▶ TASK BRIEF: Count every line that holds the string "chart", and report the number alone.

--- Begin SUPPLIED INFORMATION ---

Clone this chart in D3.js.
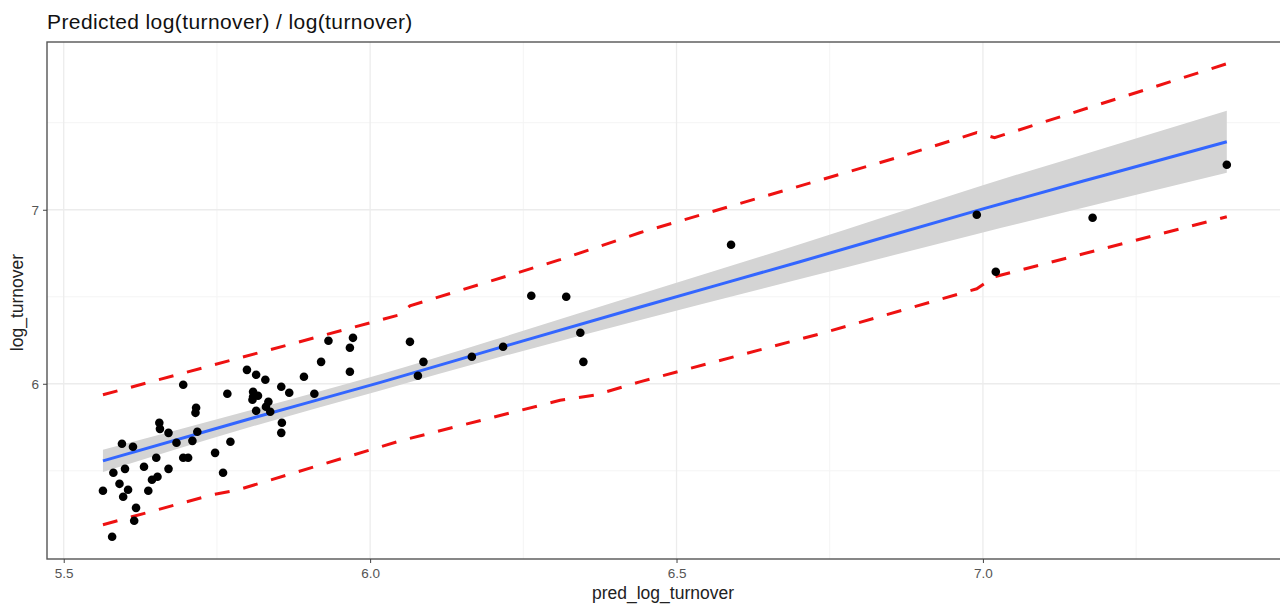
<!DOCTYPE html>
<html>
<head>
<meta charset="utf-8">
<script src="https://cdn.jsdelivr.net/npm/d3@7"></script>
<style>
  body { margin: 0; background: #fff; }
  svg { display: block; font-family: "Liberation Sans", Arial, sans-serif; }
</style>
</head>
<body>
<svg id="chart" width="1280" height="604"></svg>
<script>
// observed points: predicted vs actual log(turnover)
const predX = [5.564, 5.579, 5.581, 5.591, 5.595, 5.597, 5.600, 5.605, 5.613, 5.615,
  5.618, 5.631, 5.638, 5.644, 5.651, 5.653, 5.656, 5.657, 5.671, 5.671,
  5.684, 5.695, 5.695, 5.703, 5.710, 5.716, 5.715, 5.718, 5.747, 5.760,
  5.767, 5.772, 5.799, 5.809, 5.809, 5.817, 5.808, 5.814, 5.829, 5.834,
  5.830, 5.814, 5.837, 5.855, 5.856, 5.855, 5.868, 5.892, 5.909, 5.920,
  5.932, 5.967, 5.972, 5.967, 6.065, 6.078, 6.087, 6.166, 6.217, 6.263,
  6.320, 6.343, 6.348, 6.589, 6.990, 7.021, 7.179, 7.398]
const logTurnover = [5.385, 5.121, 5.489, 5.425, 5.655, 5.351, 5.511, 5.391, 5.638, 5.213,
  5.287, 5.523, 5.385, 5.448, 5.575, 5.466, 5.776, 5.741, 5.718, 5.511,
  5.661, 5.994, 5.575, 5.575, 5.672, 5.862, 5.833, 5.724, 5.603, 5.489,
  5.943, 5.667, 6.080, 5.954, 5.925, 5.931, 5.908, 6.052, 6.023, 5.897,
  5.868, 5.845, 5.839, 5.983, 5.776, 5.718, 5.948, 6.040, 5.943, 6.126,
  6.247, 6.207, 6.264, 6.069, 6.241, 6.046, 6.126, 6.155, 6.213, 6.506,
  6.500, 6.293, 6.126, 6.799, 6.971, 6.644, 6.954, 7.259]

// linear fit and its confidence band
const fitX = [5.564, 5.8, 6.017, 6.2, 6.441, 6.7, 7.0, 7.2, 7.398]
const fitY = [5.557, 5.795, 6.008, 6.196, 6.441, 6.700, 7.005, 7.200, 7.391]
const bandLow = [5.493, 5.747, 5.962, 6.142, 6.366, 6.600, 6.869, 7.043, 7.213]
const bandHigh = [5.621, 5.843, 6.054, 6.250, 6.516, 6.800, 7.141, 7.357, 7.569]

// prediction interval (red dashed)
const upperX = [5.564, 6.049, 6.065, 6.310, 6.440, 6.865, 6.990, 7.019, 7.398]
const upperY = [5.937, 6.397, 6.448, 6.713, 6.868, 7.305, 7.443, 7.414, 7.839]
const lowerX = [5.564, 5.742, 5.785, 6.049, 6.310, 6.367, 6.440, 6.734, 6.990, 7.019, 7.398]
const lowerY = [5.190, 5.362, 5.391, 5.672, 5.905, 5.935, 6.011, 6.287, 6.546, 6.615, 6.960]

const xMajor = [5.5, 6.0, 6.5, 7.0], xMinor = [5.75, 6.25, 6.75, 7.25]
const yMajor = [6, 7], yMinor = [5.5, 6.5, 7.5]

const svg = d3.select("#chart")
const pLeft = 47, pRight = 1283, pTop = 42, pBottom = 559

const x = d3.scaleLinear().domain([5.4727, 7.4897]).range([pLeft, pRight])
const y = d3.scaleLinear().domain([4.993, 7.964]).range([pBottom, pTop])

const g = svg.append("g")

// grid
g.selectAll(".xmin").data(xMinor).enter().append("line")
  .attr("x1", d => x(d)).attr("x2", d => x(d)).attr("y1", pTop).attr("y2", pBottom)
  .attr("stroke", "#f4f4f4").attr("stroke-width", 1)
g.selectAll(".ymin").data(yMinor).enter().append("line")
  .attr("x1", pLeft).attr("x2", pRight).attr("y1", d => y(d)).attr("y2", d => y(d))
  .attr("stroke", "#f4f4f4").attr("stroke-width", 1)
g.selectAll(".xmaj").data(xMajor).enter().append("line")
  .attr("x1", d => x(d)).attr("x2", d => x(d)).attr("y1", pTop).attr("y2", pBottom)
  .attr("stroke", "#ececec").attr("stroke-width", 1.3)
g.selectAll(".ymaj").data(yMajor).enter().append("line")
  .attr("x1", pLeft).attr("x2", pRight).attr("y1", d => y(d)).attr("y2", d => y(d))
  .attr("stroke", "#ececec").attr("stroke-width", 1.3)

// confidence band + fit
const band = d3.area()
  .x((d, i) => x(fitX[i]))
  .y0((d, i) => y(bandLow[i]))
  .y1((d, i) => y(bandHigh[i]))
  .curve(d3.curveMonotoneX)
g.append("path").datum(fitX).attr("d", band).attr("fill", "#d4d4d4")

const fitLine = d3.line()
  .x((d, i) => x(fitX[i]))
  .y((d, i) => y(fitY[i]))
  .curve(d3.curveMonotoneX)
g.append("path").datum(fitX).attr("d", fitLine)
  .attr("fill", "none").attr("stroke", "#3366ff").attr("stroke-width", 3)

// prediction interval lines
const piLine = (xs, ys) => d3.line().x((d, i) => x(xs[i])).y((d, i) => y(ys[i]))(xs)
;[[upperX, upperY], [lowerX, lowerY]].forEach(([xs, ys]) => {
  g.append("path").attr("d", piLine(xs, ys))
    .attr("fill", "none").attr("stroke", "#ee1111").attr("stroke-width", 3)
    .attr("stroke-dasharray", "15,14")
})

// points
g.selectAll("circle").data(d3.range(predX.length)).enter().append("circle")
  .attr("cx", i => x(predX[i]))
  .attr("cy", i => y(logTurnover[i]))
  .attr("r", 4.3)
  .attr("fill", "#000")

// panel border
g.append("rect")
  .attr("x", pLeft).attr("y", pTop).attr("width", pRight - pLeft).attr("height", pBottom - pTop)
  .attr("fill", "none").attr("stroke", "#555").attr("stroke-width", 1.4)

// axes
const xAxis = svg.append("g").attr("transform", `translate(0,${pBottom})`)
  .call(d3.axisBottom(x).tickValues(xMajor).tickFormat(d3.format(".1f")).tickSize(4).tickPadding(5))
const yAxis = svg.append("g").attr("transform", `translate(${pLeft},0)`)
  .call(d3.axisLeft(y).tickValues(yMajor).tickFormat(d3.format("d")).tickSize(4).tickPadding(4))
;[xAxis, yAxis].forEach(a => {
  a.select(".domain").remove()
  a.selectAll(".tick line").attr("stroke", "#444")
  a.selectAll(".tick text").attr("fill", "#555").style("font-size", "13.5px")
    .style("font-family", "'Liberation Sans', Arial, sans-serif")
})

// titles
svg.append("text").attr("x", pLeft).attr("y", 29)
  .style("font-size", "21px").style("letter-spacing", "0.4px").attr("fill", "#111")
  .text("Predicted log(turnover) / log(turnover)")
svg.append("text").attr("x", (pLeft + pRight) / 2 - 2).attr("y", 599)
  .attr("text-anchor", "middle").style("font-size", "17.5px").attr("fill", "#222")
  .text("pred_log_turnover")
svg.append("text")
  .attr("transform", `translate(23,${(pTop + pBottom) / 2 + 2}) rotate(-90)`)
  .attr("text-anchor", "middle").style("font-size", "17.5px").attr("fill", "#222")
  .text("log_turnover")
</script>
</body>
</html>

--- End SUPPLIED INFORMATION ---

▶ FINAL ANSWER: 3